Former Police Officer Offers Real-Life Forensic Insights at Bow Valley College
Learn to analyze a staged crime scene with Bow Valley's Introduction to Forensic Science course.
In February 2020, Bow Valley College instructor Scott Mark launched a new course he designed for Justice Studies students called Introduction to Forensic Science.
Teaching practical skills using a virtual environment
When the COVID-19 pandemic struck, he had to quickly pivot to presenting the information in a remotely accessible way. After watching many YouTube videos on web development, he built his own website featuring a virtual crime scene that he created using 360-degree images of a scene he staged.
While adapting the practical skills component of the course to an online platform was challenging, Scott says it tied in perfectly to this master's degree research at the time. "I was getting close to the end of my master's degree when we went to online learning, so I made it into my capstone project to see if I could teach practical skills using a virtual environment," he says. "It worked really, really well. Even though the scene was virtual, students were able to get a sense as if they were actually doing it."

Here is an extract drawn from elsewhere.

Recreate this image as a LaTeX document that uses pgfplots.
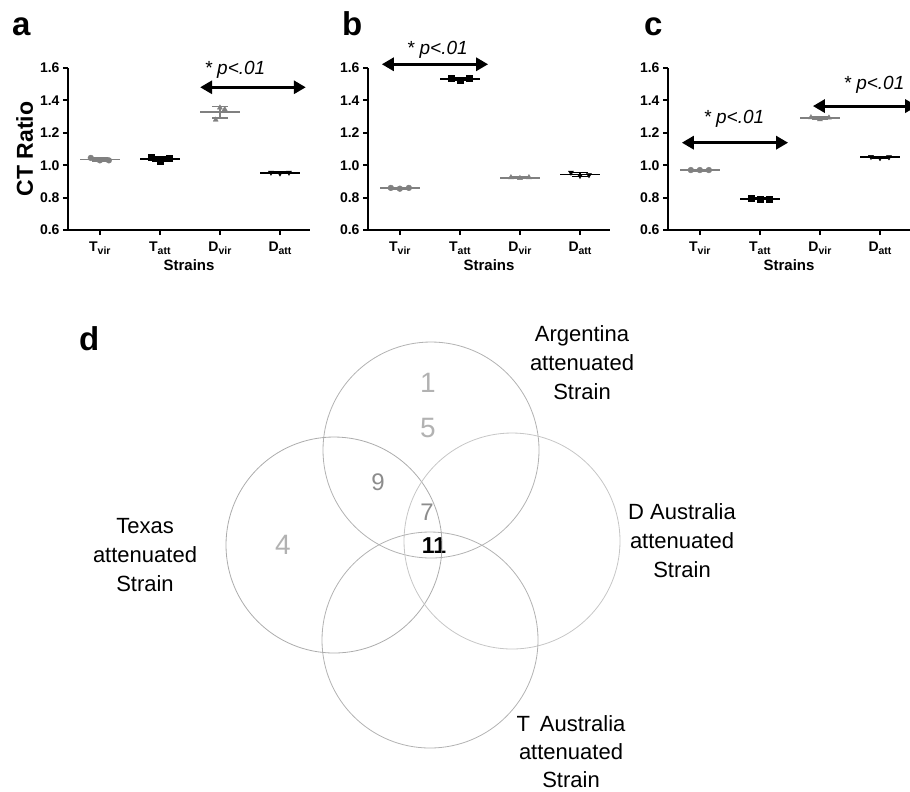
\documentclass[border=0pt]{standalone}
\usepackage{pgfplots}
\pgfplotsset{compat=1.18}
\usepackage{fontspec}
\setmainfont{Liberation Sans}
\usetikzlibrary{arrows.meta}
\definecolor{vgrey}{RGB}{128,128,128}

\newcommand\sub[1]{\raisebox{-0.45ex}{\fontsize{10.5}{10}\selectfont #1}}

\tikzset{
  sig/.style={line width=3pt, {Triangle[length=12pt,width=13pt]}-{Triangle[length=12pt,width=13pt]}},
  sigtext/.style={font=\fontsize{19}{19}\selectfont\itshape},
}
\pgfplotsset{
  ctpanel/.style={
    scale only axis, width=242pt, height=162pt,
    xmin=-0.53, xmax=3.5, ymin=0.6, ymax=1.6,
    axis lines=left, axis line style={line width=2.2pt, -},
    xtick={0,1,2,3},
    xticklabels={T\sub{vir}, T\sub{att}, D\sub{vir}, D\sub{att}},
    ytick={0.6,0.8,1.0,1.2,1.4,1.6},
    tick style={line width=2pt, black}, major tick length=5pt, tick align=outside,
    tick label style={font=\fontsize{14}{15}\selectfont\bfseries},
    xticklabel style={yshift=-3pt},
    yticklabel style={/pgf/number format/.cd, fixed, fixed zerofill, precision=1, assume math mode=true},
    xlabel={Strains},
    xlabel style={font=\fontsize{15}{15}\selectfont\bfseries, yshift=2pt},
    clip=false,
  },
  meanline/.style={only marks, mark=-, mark size=20pt, #1, mark options={line width=1.8pt},
    error bars/.cd, y dir=both, y explicit, error mark=|,
    error mark options={mark size=8pt, line width=1.6pt, #1},
    error bar style={line width=1.6pt, #1}},
  pts/.style={only marks, mark size=2.9pt},
}

\begin{document}
\begin{tikzpicture}
\useasboundingbox (0,0) rectangle (910pt,-792pt);

% panel labels
\node[anchor=base west, font=\fontsize{33}{33}\selectfont\bfseries, inner sep=0] at (12pt,-36pt) {a};
\node[anchor=base west, font=\fontsize{33}{33}\selectfont\bfseries, inner sep=0] at (342pt,-36pt) {b};
\node[anchor=base west, font=\fontsize{33}{33}\selectfont\bfseries, inner sep=0] at (644pt,-36pt) {c};
\node[anchor=base west, font=\fontsize{33}{33}\selectfont\bfseries, inner sep=0] at (79pt,-350pt) {d};

% ---- a
\begin{axis}[ctpanel, at={(68pt,-230pt)}, anchor=south west,
  ylabel={CT Ratio}, ylabel style={font=\fontsize{23}{23}\selectfont\bfseries}]
\addplot[meanline=vgrey] coordinates {(0,1.035) +- (0,0.008) (2,1.327) +- (0,0.035)};
\addplot[meanline=black] coordinates {(1,1.038) +- (0,0.012) (3,0.953) +- (0,0.004)};
\addplot[pts, mark=*, vgrey] coordinates {(-0.15,1.045) (0,1.03) (0.15,1.03)};
\addplot[pts, mark=square*, black] coordinates {(0.85,1.05) (1,1.022) (1.15,1.045)};
\addplot[pts, mark=triangle*, vgrey] coordinates {(1.93,1.28) (2.0,1.355) (2.08,1.345)};
\addplot[pts, mark=triangle*, black, mark options={rotate=180}] coordinates {(2.85,0.955) (3,0.95) (3.15,0.955)};
\draw[sig] (axis cs:1.67,1.481) -- (axis cs:3.43,1.481);
\node[sigtext] at (axis cs:2.25,1.588) {* p<.01};
\end{axis}

% ---- b
\begin{axis}[ctpanel, at={(368pt,-230pt)}, anchor=south west]
\addplot[meanline=vgrey] coordinates {(0,0.858) +- (0,0.004) (2,0.923) +- (0,0.004)};
\addplot[meanline=black] coordinates {(1,1.532) +- (0,0.006) (3,0.942) +- (0,0.012)};
\addplot[pts, mark=*, vgrey] coordinates {(-0.15,0.86) (0,0.855) (0.15,0.86)};
\addplot[pts, mark=square*, black] coordinates {(0.85,1.538) (1,1.525) (1.15,1.535)};
\addplot[pts, mark=triangle*, vgrey] coordinates {(1.85,0.925) (2,0.92) (2.15,0.925)};
\addplot[pts, mark=triangle*, black, mark options={rotate=180}] coordinates {(2.85,0.955) (3,0.935) (3.15,0.94)};
\draw[sig] (axis cs:-0.3,1.623) -- (axis cs:1.47,1.623);
\node[sigtext] at (axis cs:0.625,1.711) {* p<.01};
\end{axis}

% ---- c
\begin{axis}[ctpanel, at={(668pt,-230pt)}, anchor=south west]
\addplot[meanline=vgrey] coordinates {(0,0.969) +- (0,0.003) (2,1.29) +- (0,0.006)};
\addplot[meanline=black] coordinates {(1,0.792) +- (0,0.004) (3,1.049) +- (0,0.004)};
\addplot[pts, mark=*, vgrey] coordinates {(-0.15,0.97) (0,0.97) (0.15,0.97)};
\addplot[pts, mark=square*, black] coordinates {(0.85,0.797) (1,0.79) (1.15,0.79)};
\addplot[pts, mark=triangle*, vgrey] coordinates {(1.85,1.295) (2,1.282) (2.15,1.293)};
\addplot[pts, mark=triangle*, black, mark options={rotate=180}] coordinates {(2.85,1.052) (3,1.045) (3.15,1.05)};
\draw[sig] (axis cs:-0.3,1.139) -- (axis cs:1.47,1.139);
\node[sigtext] at (axis cs:0.567,1.289) {* p<.01};
\draw[sig] (axis cs:1.883,1.365) -- (axis cs:3.62,1.365);
\node[sigtext] at (axis cs:2.9,1.495) {* p<.01};
\end{axis}

% ---- d : Venn diagram, pixel-sized axis
\begin{axis}[at={(0pt,-792pt)}, anchor=south west, scale only axis,
  width=910pt, height=792pt, xmin=0, xmax=910, ymin=0, ymax=792,
  y dir=reverse, hide axis, clip=false]
\addplot[only marks, mark=o, mark size=108pt, mark options={draw=gray!60, line width=0.8pt}] coordinates {(431,450)};
\addplot[only marks, mark=o, mark size=108pt, mark options={draw=gray!65, line width=0.8pt}] coordinates {(334,545)};
\addplot[only marks, mark=o, mark size=108pt, mark options={draw=gray!45, line width=0.8pt}] coordinates {(512,541)};
\addplot[only marks, mark=o, mark size=108pt, mark options={draw=gray!60, line width=0.8pt}] coordinates {(430,640)};
\node[text=gray!60, font=\fontsize{28}{28}\selectfont] at (axis cs:428,383) {1};
\node[text=gray!60, font=\fontsize{28}{28}\selectfont] at (axis cs:428,428) {5};
\node[text=gray!60, font=\fontsize{28}{28}\selectfont] at (axis cs:283,545) {4};
\node[text=gray!90, font=\fontsize{24}{24}\selectfont] at (axis cs:378,482) {9};
\node[text=gray!90, font=\fontsize{24}{24}\selectfont] at (axis cs:427,512) {7};
\node[text=black, font=\fontsize{23}{23}\selectfont\bfseries] at (axis cs:434,546) {11};
\node[align=center, font=\fontsize{22}{29}\selectfont] at (axis cs:582,363) {Argentina\\attenuated\\Strain};
\node[align=center, font=\fontsize{22}{29}\selectfont] at (axis cs:145,555) {Texas\\attenuated\\Strain};
\node[align=center, font=\fontsize{22}{29}\selectfont] at (axis cs:682,541) {D Australia\\attenuated\\Strain};
\node[align=center, font=\fontsize{22}{28}\selectfont] at (axis cs:571,752) {T\hspace{0.45em}Australia\\attenuated\\Strain};
\end{axis}
\end{tikzpicture}
\end{document}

Goal of the Intro to Forensic Science course
Scott is back in the classroom teaching the elective course, which will culminate in students demonstrating their competency not through a final written exam, but by analyzing a staged crime scene.
"The goal of the course is to help the students appreciate what forensics is. There is such a mythology about forensics ever since the CSI TV shows came out," he says. "The majority of a forensic specialist's work is to apply the science we all learned in elementary, junior high, and high school in new ways. This aids in the detection, development, or analysis of evidence."
The creation of the course
Scott speaks from extensive experience. When he first began teaching at the College in 2017, he was lead forensic instructor for the Calgary Police Service forensics unit. "I asked if there were any forensic courses in the program, and there were courses that touched on forensics, but there was no specific forensic course," he recalls. "And so, I put forth the idea of maybe one day we want to add that to the curriculum, because it's a huge piece of policing."
Now two years in, the course is receiving positive feedback. "Students love the hands-on aspects to it," he says.
Scott encourages anyone considering a career as a police officer to take the course, noting that forensic evidence is a part of any career in justice studies.
"Forensics is something that anyone in the criminal justice system needs to be trained in, as much as they're trained in the law," he says. "It is a base of knowledge that is essential to understand a very key aspect of law enforcement investigations."